NYC Panel On Education Votes To Close 18 Schools; Teachers Union, Occupy Wall Street Protest (VIDEO)
A crowd of 2,000 packed into the auditorium at Brooklyn Technical High School Thursday night to protest the city's plan to close 23 schools.
CBS New York reports, however, that despite the boisterous demonstration (which often drowned out the voices of Mayor Bloomberg, Schools Chancellor Dennis Walcott, and other speakers), the Panel for Education Policy still voted to close 18 schools and eliminate the middle school grades at five others.
"People are getting fed up," teachers union president Michael Mulgrew told The New York Daily News. "They're sick and tired of schools being blamed for the failure of the city."
A large contingent representing the teachers union were joined by Occupy Wall Street protesters who carried signs, jeered and employed the "human microphone." At times, the crowd broke into chants of "You walked out," referring to failed negotiations between the city and the union over teachers evaluations.
Chancellor Walcott blamed the teachers union for disrupting the hearing. "There are important proposals up for discussion," he said. "If all the [teachers union] wants to do is bus in Occupy Wall Street protesters ... then we will just have to work around that."
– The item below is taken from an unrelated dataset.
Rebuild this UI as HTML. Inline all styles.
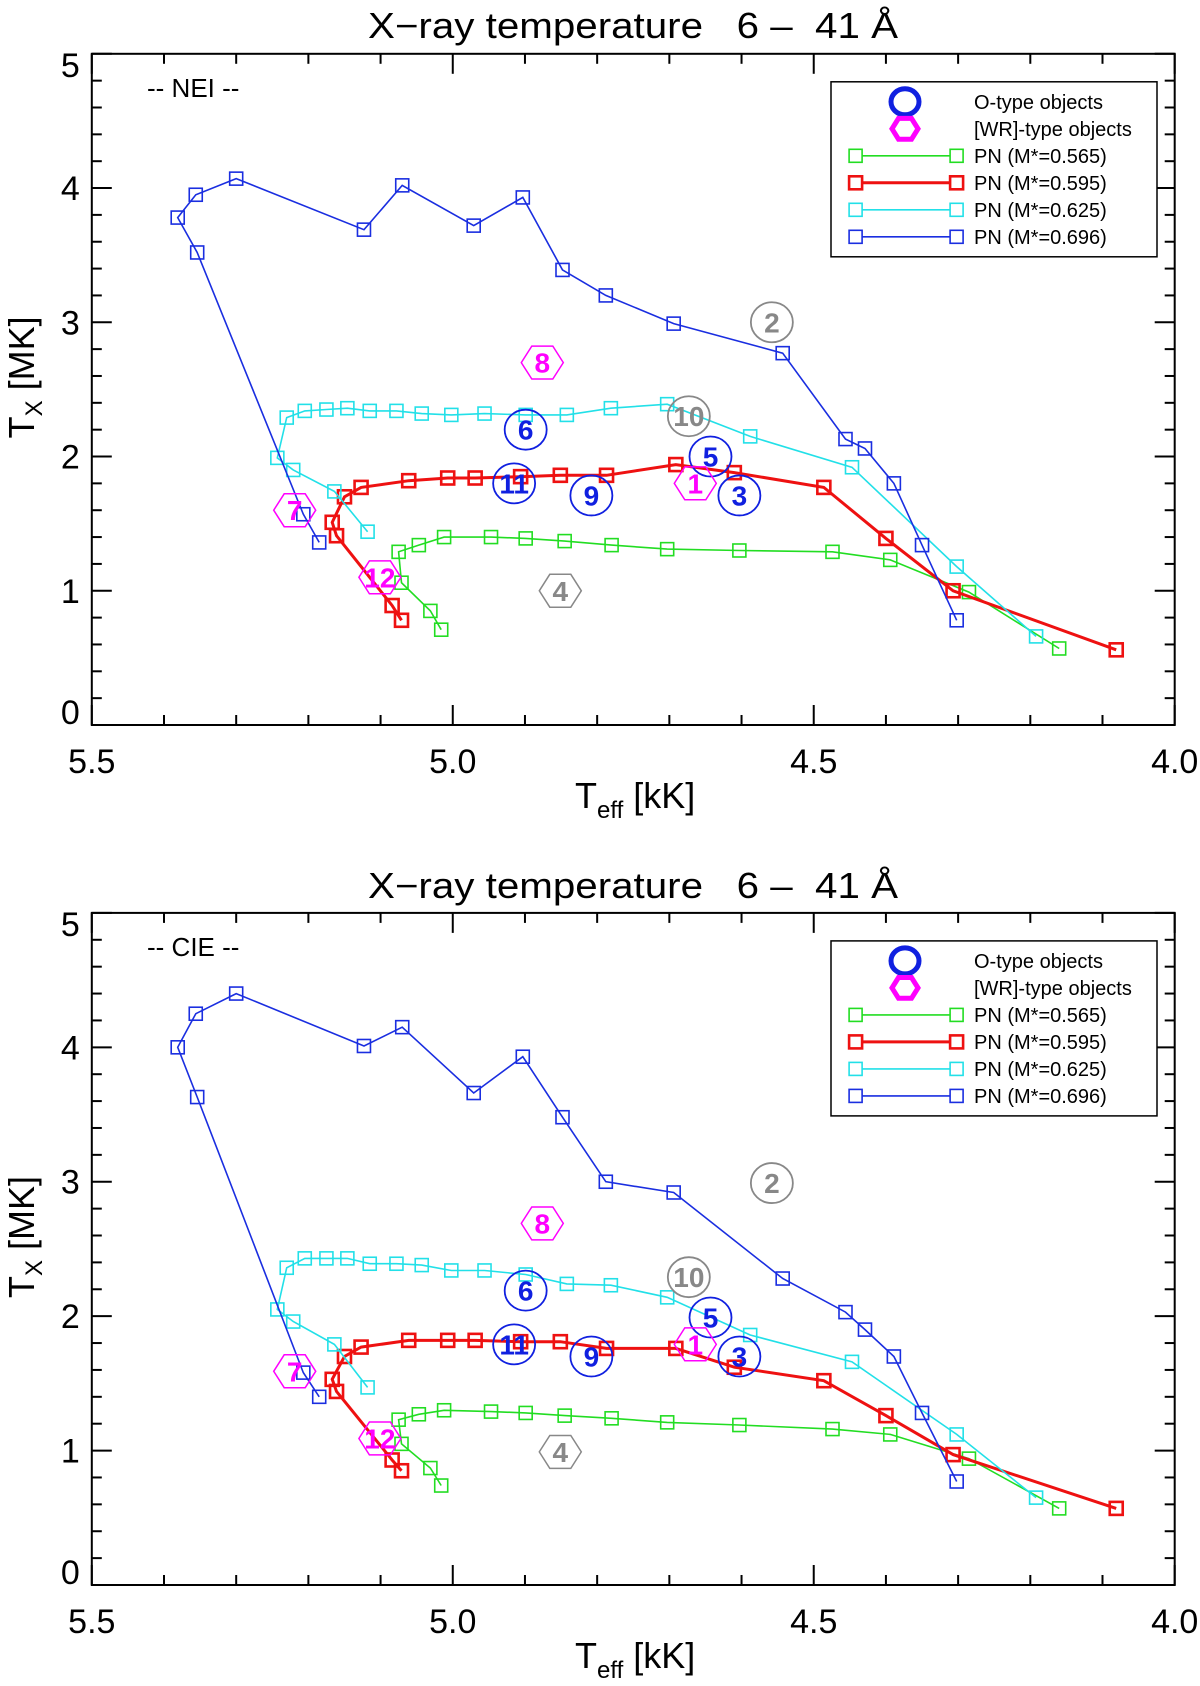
<!DOCTYPE html>
<html><head><meta charset="utf-8">
<style>
html,body{margin:0;padding:0;background:#fff;}
svg{display:block;font-family:"Liberation Sans",sans-serif;}
</style></head>
<body>
<svg id="fig" width="1200" height="1686" viewBox="0 0 1200 1686" xmlns="http://www.w3.org/2000/svg"></svg>
<script>
// ---- data ----
const xBlue = [5.185,5.207,5.354,5.381,5.356,5.300,5.123,5.070,4.971,4.903,4.848,4.788,4.694,4.543,4.456,4.429,4.389,4.350,4.302];
const yBlueNEI = [1.36,1.57,3.52,3.78,3.95,4.07,3.69,4.02,3.72,3.93,3.39,3.20,2.99,2.77,2.13,2.06,1.80,1.34,0.78];
const yBlueCIE = [1.40,1.58,3.63,4.00,4.25,4.40,4.01,4.15,3.66,3.93,3.48,3.00,2.92,2.28,2.03,1.90,1.70,1.28,0.77];
const xCyan = [5.118,5.164,5.221,5.243,5.230,5.205,5.175,5.146,5.115,5.078,5.043,5.002,4.956,4.899,4.842,4.781,4.703,4.588,4.447,4.302,4.192];
const yCyanNEI = [1.44,1.74,1.90,1.99,2.29,2.34,2.35,2.36,2.34,2.34,2.32,2.31,2.32,2.31,2.31,2.36,2.39,2.15,1.92,1.18,0.66];
const yCyanCIE = [1.47,1.79,1.96,2.05,2.36,2.43,2.43,2.43,2.39,2.39,2.38,2.34,2.34,2.31,2.24,2.23,2.14,1.86,1.66,1.12,0.65];
const xRed = [5.071,5.084,5.161,5.167,5.150,5.127,5.061,5.007,4.969,4.906,4.851,4.787,4.691,4.610,4.486,4.400,4.307,4.081];
const yRedNEI = [0.78,0.89,1.41,1.51,1.70,1.77,1.82,1.84,1.84,1.85,1.86,1.86,1.94,1.88,1.77,1.39,1.00,0.56];
const yRedCIE = [0.85,0.93,1.44,1.53,1.70,1.77,1.82,1.82,1.82,1.81,1.81,1.76,1.76,1.62,1.52,1.26,0.97,0.57];
const xGreen = [5.016,5.031,5.071,5.075,5.047,5.012,4.947,4.899,4.845,4.780,4.703,4.603,4.474,4.394,4.285,4.160];
const yGreenNEI = [0.71,0.85,1.06,1.29,1.34,1.40,1.40,1.39,1.37,1.34,1.31,1.30,1.29,1.23,0.99,0.57];
const yGreenCIE = [0.74,0.87,1.05,1.23,1.27,1.30,1.29,1.28,1.26,1.24,1.21,1.19,1.16,1.12,0.94,0.57];
// objects: label, kind, x
const objLabels = ["6","11","9","5","3","2","10","8","7","12","1","4"];
const objKinds = ["O","O","O","O","O","Og","Og","W","W","W","W","Wg"];
const objX = [4.899,4.915,4.808,4.643,4.603,4.558,4.673,4.876,5.219,5.101,4.664,4.851];
const objYNEI = [2.20,1.80,1.71,2.00,1.71,3.00,2.30,2.70,1.60,1.10,1.80,1.00];
const objYCIE = [2.19,1.79,1.70,1.99,1.70,2.99,2.29,2.69,1.59,1.09,1.79,0.99];
const xTicks = ["5.5","5.0","4.5","4.0"];
const yTicks = ["0","1","2","3","4","5"];

const NS="http://www.w3.org/2000/svg";
const svg=document.getElementById('fig');
function mk(tag,attrs,parent){const e=document.createElementNS(NS,tag);for(const k in attrs)e.setAttribute(k,attrs[k]);(parent||svg).appendChild(e);return e;}

const L=91.8,R=1174.7;
function panel(off, fTop, fBot, tag, yb, yr, yc, yg, oy){
  const g=mk('g',{});
  
  
  const X=v=>L+(5.5-v)/1.5*(R-L);
  const Y=v=>fTop+(5-v)*(fBot-fTop)/5;
  // title
  const t=mk('text',{x:633,y:off+38,'font-size':36,'text-anchor':'middle',fill:'#000',textLength:530,lengthAdjust:'spacingAndGlyphs',style:'white-space:pre'},g);
  t.textContent="X\u2212ray temperature   6 \u2013  41 \u00c5";
  
  
  // frame
  const fr=mk('rect',{x:L,y:fTop,width:R-L,height:fBot-fTop,fill:'none',stroke:'#000','stroke-width':2},g);
  
  
  // x ticks
  for(let i=0;i<=15;i++){const v=5.5-i*0.1;const xx=X(v);const len=(i%5==0)?20:10;
    mk('line',{x1:xx,x2:xx,y1:fBot,y2:fBot-len,stroke:'#000','stroke-width':2},g);
    mk('line',{x1:xx,x2:xx,y1:fTop,y2:fTop+len,stroke:'#000','stroke-width':2},g);}
  xTicks.forEach(s=>{const tx=mk('text',{x:X(parseFloat(s)),y:fBot+48,'font-size':34,'text-anchor':'middle'},g);tx.textContent=s;
    
    });
  // y ticks
  for(let i=0;i<=25;i++){const v=i*0.2;const yy=Y(v);const len=(i%5==0)?20:10;
    mk('line',{x1:L,x2:L+len,y1:yy,y2:yy,stroke:'#000','stroke-width':2},g);
    mk('line',{x1:R,x2:R-len,y1:yy,y2:yy,stroke:'#000','stroke-width':2},g);}
  yTicks.forEach(s=>{const v=parseFloat(s);const dy=v==0?-1:(v==5?23:12);
    const ty=mk('text',{x:L-12,y:Y(v)+dy,'font-size':34,'text-anchor':'end'},g);ty.textContent=s;
    
    });
  // axis titles
  const xt=mk('text',{x:575,y:off+808,'font-size':36},g);
  xt.innerHTML='T<tspan font-size="24" dy="10">eff</tspan><tspan dy="-10"> [kK]</tspan>';
  
  
  const yt=mk('text',{x:0,y:0,'font-size':36,transform:`translate(34,${(fTop+fBot)/2-12}) rotate(-90)`,'text-anchor':'middle'},g);
  yt.innerHTML='T<tspan font-size="24" dy="8">X</tspan><tspan dy="-8"> [MK]</tspan>';
  
  
  // mode label
  const ml=mk('text',{x:147,y:fTop+43,'font-size':26},g);
  ml.textContent="-- "+tag+" --";
  
  
  // series
  const series=[[xGreen,yg,'#22dd22',1.6,'series-m0565'],[xRed,yr,'#ee1111',3,'series-m0595'],[xCyan,yc,'#22e0e8',1.6,'series-m0625'],[xBlue,yb,'#1a2ee0',1.6,'series-m0696']];
  series.forEach(([xs,ys,col,w,name])=>{
    const sg=mk('g',{},g);
    
    
    const pts=xs.map((x,i)=>X(x).toFixed(1)+','+Y(ys[i]).toFixed(1)).join(' ');
    mk('polyline',{points:pts,fill:'none',stroke:col,'stroke-width':w},sg);
    xs.forEach((x,i)=>{const s=mk('rect',{x:X(x)-6.5,y:Y(ys[i])-6.5,width:13,height:13,fill:'none',stroke:col,'stroke-width':w>2?2.6:1.6},sg);
      
      });
  });
  // objects
  objLabels.forEach((lab,i)=>{
    const cx=X(objX[i]),cy=Y(oy[i]);
    const k=objKinds[i];
    const col=k=='O'?'#1020e0':(k=='W'?'#ff00ff':'#888');
    const og=mk('g',{},g);
    
    
    if(k[0]=='O'){mk('ellipse',{cx:cx,cy:cy,rx:21,ry:20,fill:'none',stroke:col,'stroke-width':1.8},og);}
    else{let p=[];for(let a=0;a<6;a++){const an=Math.PI/3*a;p.push((cx+21*Math.cos(an)).toFixed(1)+','+(cy+19*Math.sin(an)).toFixed(1));}
      mk('polygon',{points:p.join(' '),fill:'none',stroke:col,'stroke-width':1.5},og);}
    const tt=mk('text',{x:cx,y:cy+10,'font-size':28,'font-weight':'bold','text-anchor':'middle',fill:col},og);
    tt.textContent=lab;
  });
  // legend
  const lg=mk('g',{},g);
  
  
  const lt=fTop+28;
  mk('rect',{x:831,y:lt,width:326,height:175,fill:'#fff',stroke:'#000','stroke-width':1.5},lg);
  mk('ellipse',{cx:905,cy:lt+20,rx:14,ry:13,fill:'none',stroke:'#1020e0','stroke-width':5},lg);
  let hp=[];for(let a=0;a<6;a++){const an=Math.PI/3*a;hp.push((905+13*Math.cos(an)).toFixed(1)+','+(lt+47+12*Math.sin(an)).toFixed(1));}
  mk('polygon',{points:hp.join(' '),fill:'none',stroke:'#ff00ff','stroke-width':5},lg);
  const names=["O-type objects","[WR]-type objects","PN (M*=0.565)","PN (M*=0.595)","PN (M*=0.625)","PN (M*=0.696)"];
  const cols=[null,null,'#22dd22','#ee1111','#22e0e8','#1a2ee0'];
  names.forEach((n,i)=>{
    const yy=lt+20+i*27;
    const le=mk('g',{},lg);
    
    
    if(cols[i]){const w=i==3?3:1.6;
      mk('line',{x1:855.6,x2:956.6,y1:yy,y2:yy,stroke:cols[i],'stroke-width':w},le);
      [855.6,956.6].forEach(xx=>mk('rect',{x:xx-6.5,y:yy-6.5,width:13,height:13,fill:'#fff',stroke:cols[i],'stroke-width':w>2?2.6:1.6},le));}
    const tx=mk('text',{x:974,y:yy+7,'font-size':20},le);
    tx.textContent=n;
  });
}
panel(0, 53.8, 725, 'NEI', yBlueNEI, yRedNEI, yCyanNEI, yGreenNEI, objYNEI);
panel(860, 912.9, 1585, 'CIE', yBlueCIE, yRedCIE, yCyanCIE, yGreenCIE, objYCIE);
</script>
</body></html>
In January, Bloomberg and Walcott defended their approach. From NY1:
"We have no choice because these schools are so ineffective, you have them at single-digit proficiency levels in some places," said Bloomberg.
"This process will continue and move forward, and so as the mayor indicated, we're very serious about this," said Walcott. "This is not a threat, this is not union negotiations, labor negotiations as far as these 33 schools."
The teachers who will lose their positions at the schools will still be part of the system, because union rules keep the mayor from firing them. They will serve as substitutes, costing more than $100 million a year.
Bloomberg said it is the cost of fixing education, but the teachers union said he is destroying schools, not saving them.
Since 2002, the Bloomberg administration has closed 117 schools and opened 396, according to The Daily News.